Her Name Means "Shining Everywhere"

Eugene Hsu

In the Chinese Bible Psalm 68:11 is translated, "The Lord gave the word:  great was the company of women that published it."  When the communists took over China in the early 1950s, pastors were arrested and church schools were closed.  Women stepped in to fill the needs.   Zhou Hui Ying, a local church-school teacher, had lost her job, and the church had lost its pastor.   So she bravely took up the work of leading the local congregation.
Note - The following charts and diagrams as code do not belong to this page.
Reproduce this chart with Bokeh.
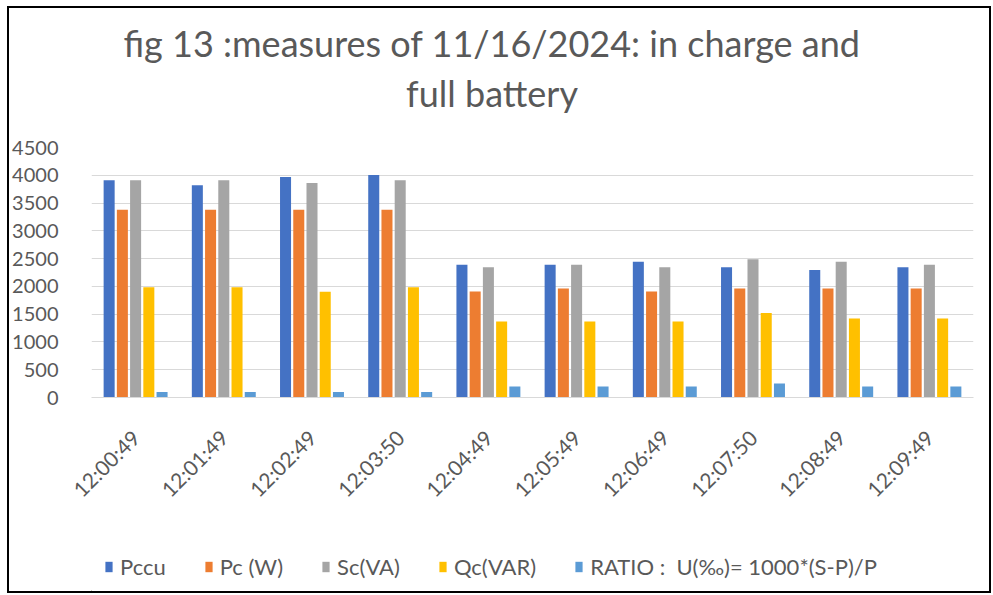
import math
from bokeh.plotting import figure
from bokeh.layouts import column
from bokeh.models import (ColumnDataSource, Label, Legend, LegendItem, Range1d,
                          SingleIntervalTicker, FactorRange)
from bokeh.transform import dodge
from bokeh.embed import file_html
from bokeh.resources import INLINE

times = ["12:00:49", "12:01:49", "12:02:49", "12:03:50", "12:04:49",
         "12:05:49", "12:06:49", "12:07:50", "12:08:49", "12:09:49"]
pccu = [3910, 3820, 3970, 4005, 2390, 2390, 2445, 2345, 2295, 2345]
pc = [3380, 3380, 3380, 3380, 1910, 1960, 1910, 1960, 1960, 1960]
sc = [3910, 3910, 3860, 3910, 2345, 2390, 2345, 2490, 2445, 2390]
qc = [1985, 1985, 1905, 1985, 1370, 1370, 1370, 1520, 1420, 1420]
ratio = [100, 100, 100, 100, 200, 200, 200, 250, 200, 200]

series_names = ["Pccu", "Pc (W)", "Sc(VA)", "Qc(VAR)", "RATIO :  U(\u2030)= 1000*(S-P)/P"]
series_keys = ["pccu", "pc", "sc", "qc", "ratio"]
series_colors = ["#4472C4", "#ED7D31", "#A5A5A5", "#FFC000", "#5B9BD5"]
title_lines = ["fig 13 :measures of 11/16/2024: in charge and", "full battery"]

src = ColumnDataSource(dict(t=times, pccu=pccu, pc=pc, sc=sc, qc=qc, ratio=ratio))

FONT = "Lato"
TXT = "#595959"
GRID = "#D9D9D9"
W = 980
BL, BR = 81, 16  # frame borders (shared by all plots of the column)


def blank(h):
    # frames in a column are aligned with the main chart: frame spans page x 90..973
    f = figure(width=W, height=h, x_range=Range1d(90, 973), y_range=Range1d(0, h),
               output_backend="svg", toolbar_location=None, title=None,
               x_axis_location=None, y_axis_location=None,
               min_border_left=BL, min_border_right=BR, min_border_top=0, min_border_bottom=0)
    f.grid.visible = False
    f.outline_line_color = None
    f.background_fill_color = "white"
    f.border_fill_color = "white"
    return f


# ---- title strip
TH = 125
t = blank(TH)
for line, yy in zip(title_lines, [TH - 34, TH - 84]):
    t.add_layout(Label(x=491, y=yy, text=line, text_align="center", text_baseline="middle",
                       text_font=FONT, text_font_size="36px", text_color=TXT))

# ---- main chart
p = figure(width=W, height=412, x_range=FactorRange(*times), y_range=Range1d(0, 4500),
           output_backend="svg", toolbar_location=None, title=None,
           min_border_left=BL, min_border_right=BR, min_border_top=14, min_border_bottom=148)
p.outline_line_color = None
p.background_fill_color = "white"
p.border_fill_color = "white"

offsets = [-0.3, -0.15, 0.0, 0.15, 0.3]
for key, col, off in zip(series_keys, series_colors, offsets):
    p.vbar(x=dodge("t", off, range=p.x_range), top=key, width=0.125, bottom=0,
           source=src, fill_color=col, line_color=None)

p.xgrid.grid_line_color = None
p.ygrid.grid_line_color = GRID
p.ygrid.grid_line_width = 1

p.yaxis.ticker = SingleIntervalTicker(interval=500)
p.yaxis.axis_line_color = None
p.yaxis.major_tick_line_color = None
p.yaxis.minor_tick_line_color = None
p.yaxis.major_label_standoff = 27
p.yaxis.major_label_text_font = FONT
p.yaxis.major_label_text_font_size = "20px"
p.yaxis.major_label_text_color = TXT

p.xaxis.axis_line_color = GRID
p.xaxis.major_tick_line_color = None
p.xaxis.minor_tick_line_color = None
p.xaxis.major_label_orientation = math.pi / 4
p.xaxis.major_label_standoff = 30
p.xaxis.major_label_text_font = FONT
p.xaxis.major_label_text_font_size = "21px"
p.xaxis.major_label_text_color = TXT

# ---- legend strip
LH = 46
lg = blank(LH)
items = []
for name, key, col in zip(series_names, series_keys, series_colors):
    # one off-screen bar per series, only used to draw its legend swatch
    r = lg.vbar(x=[-1000], top=[1], width=1, fill_color=col, line_color=None)
    items.append(LegendItem(label=name, renderers=[r]))
legend = Legend(items=items, orientation="horizontal", location=(13, 11))
legend.border_line_color = None
legend.background_fill_alpha = 0
legend.padding = 0
legend.margin = 0
legend.spacing = 38
legend.glyph_width = 9
legend.glyph_height = 13
legend.label_standoff = 7
legend.label_text_font = FONT
legend.label_text_font_size = "22px"
legend.label_text_color = TXT
lg.add_layout(legend, "center")

layout = column(t, p, lg, spacing=0, margin=(6, 0, 0, 7),
                styles={"border": "2px solid black"})

open("out.html", "w").write(file_html(layout, INLINE))
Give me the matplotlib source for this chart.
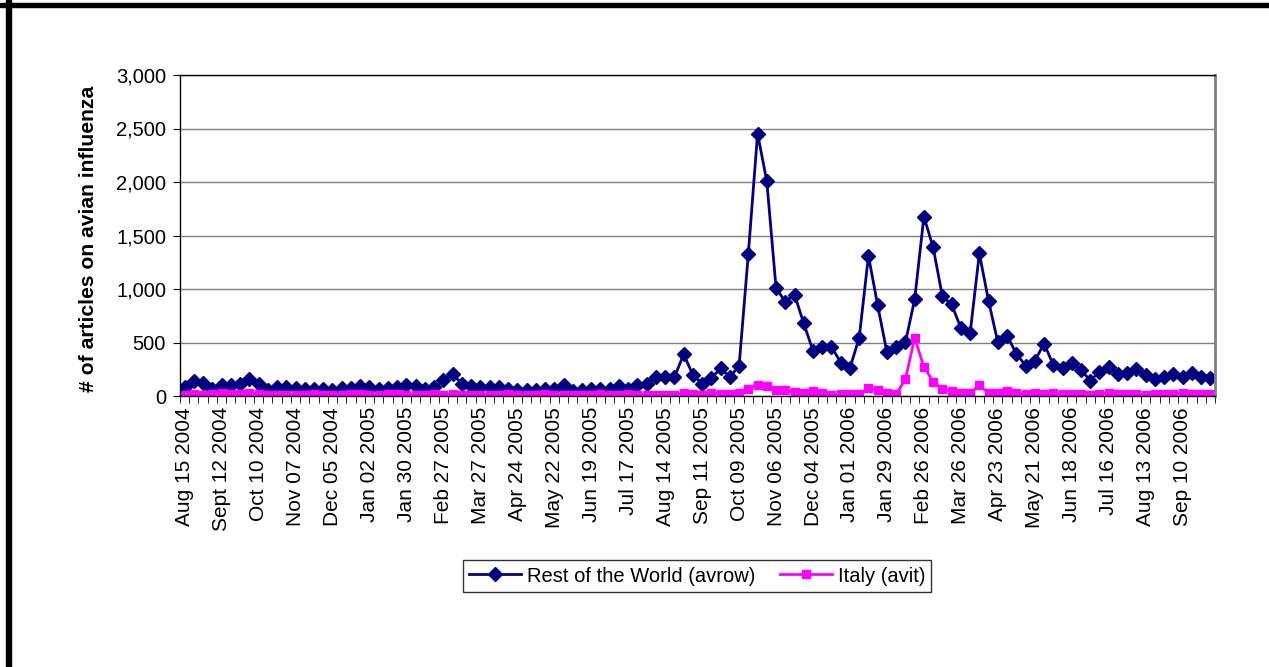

Because she was neither licensed nor ordained to preach, Sister Zhou was not recognized by the government as a pastor and received no pay.   But she continued to work as a Bible worker, suffering indignities and material losses.   Then her husband left her to rear their three children alone, on the meager gifts and support from believers.  But the Lord stood by her, and she gained strength from prayer.   She nurtured her small group of faithful Adventists who met Sabbath by Sabbath in her home or theirs.   She encouraged and supported them through government house searches and church closures.   Fearful that her Bible and Spirit of Prophecy books would be confiscated, she wrapped them in plastic bags and buried them in her yard.

When the government finally reopened churches, Sister Zhou was not permitted to conduct religious services openly unless she agreed to allow Sundaykeeping ministers to speak every other week.  This she refused to do, and it was many years before the Chinese government withdrew their accusations against her.

For the past 13 years Sister Zhou has served as Bible worker for her church.  Under her leadership the church has grown from a handful to 200 in 1986, and to more than 1,000 today.

Today, at 82 years of age, Sister Zhou continues to serve full time as senior pastor of her church, one of the largest and strongest Adventist congregations in China.  Under her guidance the church provides leadership training for lay workers and literature work throughout China.  Truly she lives up to her name, which means, "Shining Everywhere."

Eugene Hsu is president of the East Asia Association, headqurtered in Hong Kong.